Des Moines Register to publish Doonesbury strips in Sunday opinion

Following up on this post: Des Moines Register Editor Rick Green has announced that the newspaper will publish all of this week’s Doonesbury comic strips in the Sunday Register Opinion section. The paper will also run commentary for and against the Texas ultrasound law, the target of Garry Trudeau’s ridicule.

Many newspapers across the country opted not to publish this week’s Doonesbury series. On Monday the comic showed a receptionist at an abortion clinic sending a patient to a “shaming room” to fill out forms on a clipboard marked with a scarlet “A.” Tuesday’s installment featured a Texas legislator calling her a “slut.” On Wednesday a doctor was shown reading the patient a prepared statement prior to her “compulsory transvaginal exam.” Today’s comic shows the doctor explaining, “The male Republicans who run Texas require that all such [first-trimester] abortion-seekers be examined with a 10″ shaming wand.” The doctor then announces that he will “rape” the patient “by the authority vested in me by the GOP base.”

Green asserted in an earlier note to Register readers that “the series oversteps the boundaries of good taste,” and that the ” family-focused Iowa Life comics section” was “not the place to explore such an objectionable topic.”  

I wasn’t the only Register subscriber disappointed by the decision to withhold the cartoons from readers rather than run them elsewhere in the newspaper. Excerpt from Green’s blog post late on Tuesday:

Predictably, I’ve heard from many readers. Some applauded the move, saying the last thing they want to do is explain Trudeau’s scenes to unsuspecting pre-teens. Those panels, by the way, feature a woman being called an offensive name, discussion of contraceptives, vaginal sonograms and fetuses and the portrayal of a 10-inch wand as essentially an instrument of rape.

Others said I was censoring the news and being too protective of our readers. Some said I was caving in to pressures from conservative groups that supported the law.
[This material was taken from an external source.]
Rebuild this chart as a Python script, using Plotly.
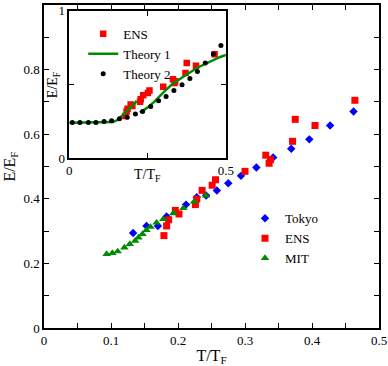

One very nice reader even offered to help me pack and move to Texas. […]

I was not expecting to hear from so many readers – on both sides of my decision. If we had enough time to weigh our options Friday (and if Opinion Page Editor Randy Evans, who was out last week, and I had a chance to consult) we likely would have published the daily strips on our editorial pages.

That is where it belongs.

So, here’s what we are doing: On Sunday, March 18, we are publishing all six Doonesbury panels on the letters page of our Sunday Register Opinion section. We also will have a critic of the Texas law explain his/her opposition in a column. We will have a supporter of the legislation do the same. We are attempting to reach Texas Rep. Sid Miller and state Sen. Dan Patrick, the sponsors of the abortion sonogram bill, to share their thoughts, as well.

We also will publish several letters related to my decision, the Texas law and the cartoonist’s viewpoints.

That sounds like a reasonable compromise. Some newspapers run Doonesbury on the opinion page as standard practice, while others have moved the comic strip there occasionally, such as during the Watergate hearings.

Republicans introduced several anti-abortion bills this year in the Iowa House and Senate, but none have moved forward. In February I heard some chatter about an ultrasound bill, but it never came out of any Iowa House committee. GOP leaders made clear from the opening day of the 2012 legislative session that social issues would not be their priority. Iowa House Speaker Kraig Paulsen explained in early January, “We’re not afraid to address those issues, but we’re also not interested in squandering Iowans’ time.”

I expect several anti-abortion measures will move forward next year if Republicans hold their Iowa House majority and win back the state Senate. A late-term abortion ban is virtually certain to pass, and some sort of ultrasound requirement seems to have substantial support among Republicans. The GOP caucus is divided on whether to make a broader statement by passing “personhood” legislation or a blanket ban on “feticide.”

One disturbing innovation in the anti-abortion legislative movement has appeared this year in Arizona, Oklahoma, and Kansas. In those states Republicans have backed laws allowing doctors to withhold information from pregnant patients. The idea is that women shouldn’t be told about medical issues that might prompt them to terminate a pregnancy. I can hardly think of a more insulting “nanny state” concept. Let’s hope Iowans won’t have to fight this battle down the road.